There’s this rabbit. It comes out during afternoon practice and hangs out about seven yards from my 18-meter target. It eats, keeps an eye and ear on me and seems not to have any concerns.
Sure, it’s a rabbit. Not the smartest of God’s creatures. It has no understanding of archery. It does understand dogs. When River, my lab, is with me the rabbit knows better. Today, River was lounging in the air-conditioned house since the temperature with the heat index was 111°F. Otherwise, River would chase the rabbit, go swimming, and demand I go swimming with her. Today, however, this rabbit exhibited no worries in the world beyond a twitch or two with its ears in my direction.
Of course, there was a flash of thought that put an arrow into the rabbit. The thought never went any further. I went on shooting a 5-spot and the rabbit enjoyed a hassle free afternoon meal.
There is an adage that made its way into popular language between 1550 and 1560. That maxim was “Use makes perfect.” The Latin form of it, ‘Uses promptos facit’ appears in the “Diary and Autobiography of John Adams” (the 2 term US Vice President then 2nd US President among other important historical accomplishments including one of our father – son US Presidents combinations)
Practice makes perfect was later refined to ‘Only perfect practice makes perfect’ by Vince Lombardi. Lombardi’s practice sessions on the gridiron were known for being severe. His achievements as a player and coach are well known among football fans. Even people that don’t appreciate football (if they exist) know the name Vince Lombardi.

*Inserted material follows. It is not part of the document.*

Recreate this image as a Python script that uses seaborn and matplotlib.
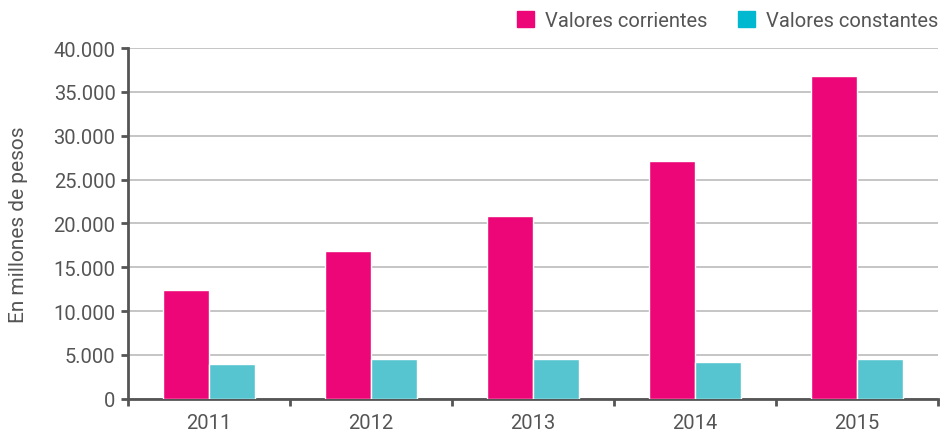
import numpy as np
import pandas as pd
import seaborn as sns
import matplotlib.pyplot as plt
from matplotlib.patches import Patch
from matplotlib.ticker import FuncFormatter, FixedLocator

# datos (millones de pesos)
anios = ["2011", "2012", "2013", "2014", "2015"]
corrientes = [12400, 16800, 20800, 27100, 36800]
constantes = [4000, 4500, 4500, 4150, 4550]
series = ["Valores corrientes", "Valores constantes"]

df = pd.DataFrame({
    "Año": anios * 2,
    "Valor": corrientes + constantes,
    "Serie": [series[0]] * len(anios) + [series[1]] * len(anios),
})

ROSA = "#EC0677"
CIAN = "#56C5CF"
CIAN_LEYENDA = "#00B8CF"
GRIS = "#555555"

sns.set_theme(style="white")
plt.rcParams["font.family"] = ["Roboto", "DejaVu Sans"]

fig = plt.figure(figsize=(9.44, 4.35), dpi=100)
ax = fig.add_axes([0.1356, 0.0811, 0.858, 0.806])

sns.barplot(data=df, x="Año", y="Valor", hue="Serie", palette=[ROSA, CIAN],
            width=0.57, saturation=1, ax=ax, legend=False, zorder=3)

ax.set_ylim(0, 40000)
ax.set_xlim(-0.5, len(anios) - 0.5)
ax.set_yticks(np.arange(0, 40001, 5000))
ax.yaxis.set_major_formatter(FuncFormatter(lambda v, p: f"{int(v):,}".replace(",", ".")))
ax.grid(axis="y", color="#BBBBBB", linewidth=1.2, zorder=0)
ax.set_axisbelow(True)

for s in ["top", "right"]:
    ax.spines[s].set_visible(False)
for s in ["left", "bottom"]:
    ax.spines[s].set_color(GRIS)
    ax.spines[s].set_linewidth(2)

ax.xaxis.set_minor_locator(FixedLocator(np.arange(-0.5, len(anios), 1)))
ax.tick_params(axis="x", which="major", length=0, pad=10, labelsize=14.5, labelcolor=GRIS)
ax.tick_params(axis="x", which="minor", bottom=True, length=5, width=2, color=GRIS)
ax.tick_params(axis="y", left=True, length=5, width=2, color=GRIS, labelsize=14.5,
               labelcolor=GRIS, pad=4)

ax.set_xlabel("")
ax.set_ylabel("En millones de pesos", fontsize=15, color=GRIS)
ax.yaxis.set_label_coords(-0.124, 0.5)

handles = [Patch(color=ROSA, label=series[0]), Patch(color=CIAN_LEYENDA, label=series[1])]
fig.legend(handles=handles, loc="upper right", bbox_to_anchor=(1.013, 1.015), ncol=2,
           frameon=False, fontsize=14.5, labelcolor=GRIS, handlelength=0.85,
           handleheight=0.85, handletextpad=0.55, columnspacing=1.5)

fig.savefig("out.png", dpi=100)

In archery, there is no outlet for frustrating results. In football, physical impact can aid in resetting an athlete. In archery, resetting means moving into mental relaxation, releasing frustration and stepping into a calm state in order to perform perfectly. Great archers do this everyday. Even those great archers have misses. If they didn’t they’d all be in a perpetual shoot-off.
For a perfect score to evolve many shooting parameters come into focus. Mental effort is certainly critical to excellence. Another, often popularized element in archery is fitness. Archers as a whole don’t portray physically fit athletes. In fact, a necessary condition for archery performance, the ability to be still and unmoving, opposes of what is typically considered athletic activity.

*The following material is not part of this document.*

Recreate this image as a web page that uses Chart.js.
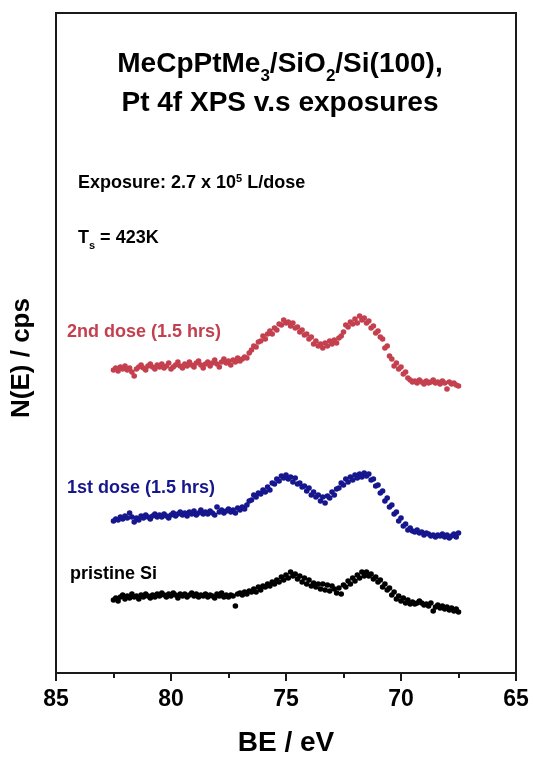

Nonetheless, there is an unseen physical effort maintained throughout the shooting of an arrow. That is, among other things, to apply force to a bowstring, force to lift and steady a bow, resistance against the pull of the string and resistance against gravity to lower the bow. Physically, for a time or two, this is an easy exercise to perform. Repeating the move during the course of tournament is more difficult. Doing so and striking the center of the target gets down right hard. Which bring us back to the subject of practice.
If you go out to a target, shoot it with your bow, strike three tens in a row and quit practice satisfied with your expertise, you’ll be saddened during competition. As you shoot more arrows you fatigue physically and mentally. Practice shots should encompass enough repeated moves in order to be proficient throughout competition. As you tire your form can slacken throwing off your accuracy. Therefore, you should design practice to exceed needed performance to win a tournament. In other words, practice needs to be perfect over and over and over.